A note issued by the Pontifical Council for Legislative Texts explains that the reason for the reforms is that of responding to the desire to facilitate the pastoral care of all the faithful, especially of those very great and increasing numbers of Eastern Christians living in predominantly Latin environments.
Vatican Radio then presented the motu proprio in its original Latin.
PAPAL DIPLOMATS DISCUSS ISLAM AND GENDER AT JUBILEE EVENT
(Vatican Radio) Papal diplomats from around the world are in Rome this week for a special Jubilee event that includes both practical refresher seminars and moments of spiritual reflection with the Holy Father.
Relations with Islam, gender culture and other challenges facing the Church today are on the program, as Philippa Hitchen reports.
The year of mercy may be drawing to a close but Pope Francis is maintaining a packed agenda of Jubilee events. From September 15th to 17th he’s meeting with over a hundred representatives of the Holy See working in locations right across the globe. Of the 108 diplomatic missions in existence today, 103 are headed by archbishops serving as papal nuncios, while the other five posts are permanent observers to international organisations.

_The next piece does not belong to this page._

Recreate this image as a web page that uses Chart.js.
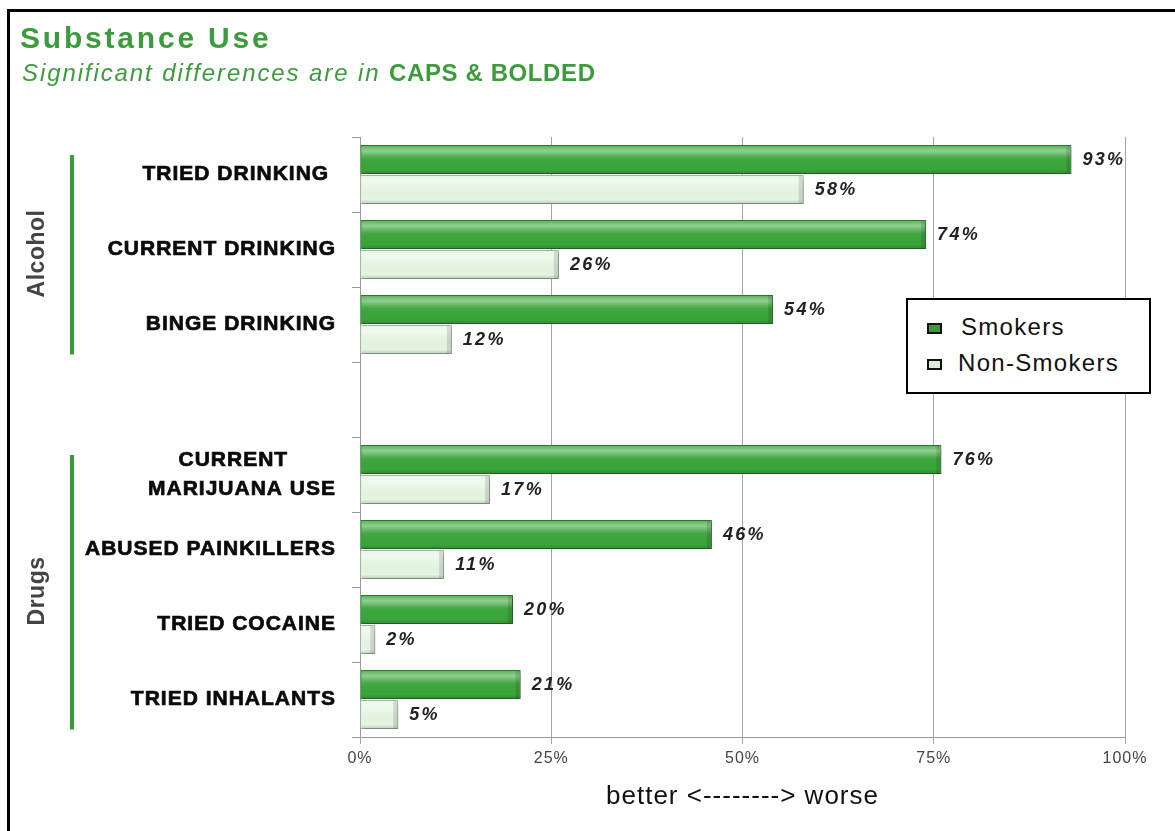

The Jubilee event began on Thursday morning with Mass, presided over by Vatican Secretary of State, Cardinal Pietro Parolin, in St Peter’s Basilica, followed by two seminars held in the Synod Hall. The first of these was focused on the Pope, the Church and the world today, led by Professor Piero Coda, president of the Sofia University Institute founded by the Focolari movement just south of Florence. The second session, led by Rev. Robert Ghal from the Pontifical Holy Cross University in Rome is entitled ‘Genesis and the case of gender culture’ and will be followed by dinner with Pope Francis at the Casina Pio IV in the Vatican gardens.
On Friday morning participants will have a working session with officials from the Secretariat of State and in the afternoon they’ll attend a third seminar, focused on interreligious dialogue and relations with Islam, led by Cardinal Jean-Louis Tauran. In the evening, they’ll join heads of all the Curial offices and ambassadors accredited to the Holy See for a reception in the Vatican museums.
The final day, Saturday, will include many of the 40 retired apostolic nuncios and will be a time for spiritual communion, starting with Mass concelebrated with Pope Francis in the Santa Marta chapel. That’ll be followed by a reflection from Mgr Pierangelo Sequeri of the John Paul II Institute for Marriage and Family Life. The diplomats will then make their way through the Holy Door of St Peter’s Basilica before meeting together with Pope Francis in the Clementine hall of the apostolic palace.
The event concludes with a lunch in Santa Marta, but the Pope has invited all 163 staff members of the nunciatures and diplomatic missions for their own Jubilee here in the Vatican on November 18th.